*** GIVEN INFORMATION ***
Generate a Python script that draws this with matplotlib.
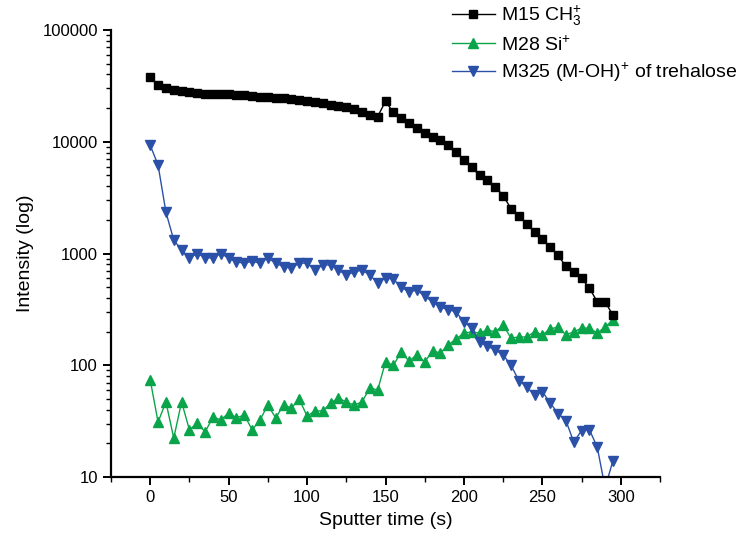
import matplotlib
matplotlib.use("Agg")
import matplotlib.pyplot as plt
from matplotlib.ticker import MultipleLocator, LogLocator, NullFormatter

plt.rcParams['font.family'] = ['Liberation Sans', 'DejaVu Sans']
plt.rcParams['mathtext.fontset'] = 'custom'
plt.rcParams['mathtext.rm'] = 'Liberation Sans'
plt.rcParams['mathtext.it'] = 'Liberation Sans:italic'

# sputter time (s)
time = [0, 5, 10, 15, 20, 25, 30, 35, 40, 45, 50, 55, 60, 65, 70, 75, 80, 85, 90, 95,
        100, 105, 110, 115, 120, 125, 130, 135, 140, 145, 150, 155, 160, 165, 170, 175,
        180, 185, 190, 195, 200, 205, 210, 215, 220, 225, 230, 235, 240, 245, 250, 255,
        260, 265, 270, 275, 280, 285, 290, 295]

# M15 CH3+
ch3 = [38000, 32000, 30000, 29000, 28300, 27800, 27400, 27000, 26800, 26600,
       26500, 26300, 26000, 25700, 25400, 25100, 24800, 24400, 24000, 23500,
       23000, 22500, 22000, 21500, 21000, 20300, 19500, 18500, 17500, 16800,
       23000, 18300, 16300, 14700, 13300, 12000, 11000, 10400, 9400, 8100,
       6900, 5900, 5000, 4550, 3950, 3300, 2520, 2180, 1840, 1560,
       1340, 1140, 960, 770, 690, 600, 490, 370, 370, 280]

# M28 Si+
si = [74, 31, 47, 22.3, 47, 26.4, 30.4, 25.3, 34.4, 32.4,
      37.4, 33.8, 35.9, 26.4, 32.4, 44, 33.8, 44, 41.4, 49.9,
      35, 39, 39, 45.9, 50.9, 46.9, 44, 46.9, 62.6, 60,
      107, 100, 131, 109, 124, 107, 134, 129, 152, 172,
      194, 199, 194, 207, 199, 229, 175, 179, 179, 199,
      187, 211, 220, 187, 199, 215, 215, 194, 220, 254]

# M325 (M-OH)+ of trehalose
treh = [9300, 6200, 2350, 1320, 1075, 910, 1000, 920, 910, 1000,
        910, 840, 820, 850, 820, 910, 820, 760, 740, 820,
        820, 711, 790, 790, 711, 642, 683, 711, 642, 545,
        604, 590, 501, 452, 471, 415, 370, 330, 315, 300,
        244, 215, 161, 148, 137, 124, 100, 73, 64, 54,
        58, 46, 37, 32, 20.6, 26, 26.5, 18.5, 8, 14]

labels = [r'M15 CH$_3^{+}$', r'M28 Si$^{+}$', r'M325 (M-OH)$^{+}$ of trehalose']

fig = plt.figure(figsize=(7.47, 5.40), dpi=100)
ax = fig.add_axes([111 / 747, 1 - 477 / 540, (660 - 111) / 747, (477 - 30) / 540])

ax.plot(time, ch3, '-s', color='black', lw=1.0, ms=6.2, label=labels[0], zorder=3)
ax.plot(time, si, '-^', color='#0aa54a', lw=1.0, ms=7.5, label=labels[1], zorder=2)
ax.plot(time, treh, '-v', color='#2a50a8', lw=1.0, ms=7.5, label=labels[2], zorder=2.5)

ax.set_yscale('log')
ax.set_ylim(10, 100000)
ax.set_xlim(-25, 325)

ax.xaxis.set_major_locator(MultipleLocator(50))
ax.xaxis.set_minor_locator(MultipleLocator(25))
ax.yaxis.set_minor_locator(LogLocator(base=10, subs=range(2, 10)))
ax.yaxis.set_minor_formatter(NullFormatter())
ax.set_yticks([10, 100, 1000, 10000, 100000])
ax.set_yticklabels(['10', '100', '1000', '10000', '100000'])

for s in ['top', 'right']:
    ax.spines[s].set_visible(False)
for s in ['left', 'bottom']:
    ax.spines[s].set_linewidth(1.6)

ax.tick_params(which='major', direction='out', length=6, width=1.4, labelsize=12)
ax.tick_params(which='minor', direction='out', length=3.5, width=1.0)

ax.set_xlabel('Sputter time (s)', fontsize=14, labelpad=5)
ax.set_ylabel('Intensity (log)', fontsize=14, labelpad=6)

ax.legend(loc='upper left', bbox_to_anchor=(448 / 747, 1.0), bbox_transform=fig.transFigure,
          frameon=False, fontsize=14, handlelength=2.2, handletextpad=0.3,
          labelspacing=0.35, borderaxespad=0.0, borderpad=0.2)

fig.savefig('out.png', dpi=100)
***
• WHAT THE EXERCISE ASKS: Quote, exactly and only, the lines from the first line of the data above through the line containing "from matplotlib.ticker import". The pictures do not belong in it.

• RESPONSE:
Generate a Python script that draws this with matplotlib.
import matplotlib
matplotlib.use("Agg")
import matplotlib.pyplot as plt
from matplotlib.ticker import MultipleLocator, LogLocator, NullFormatter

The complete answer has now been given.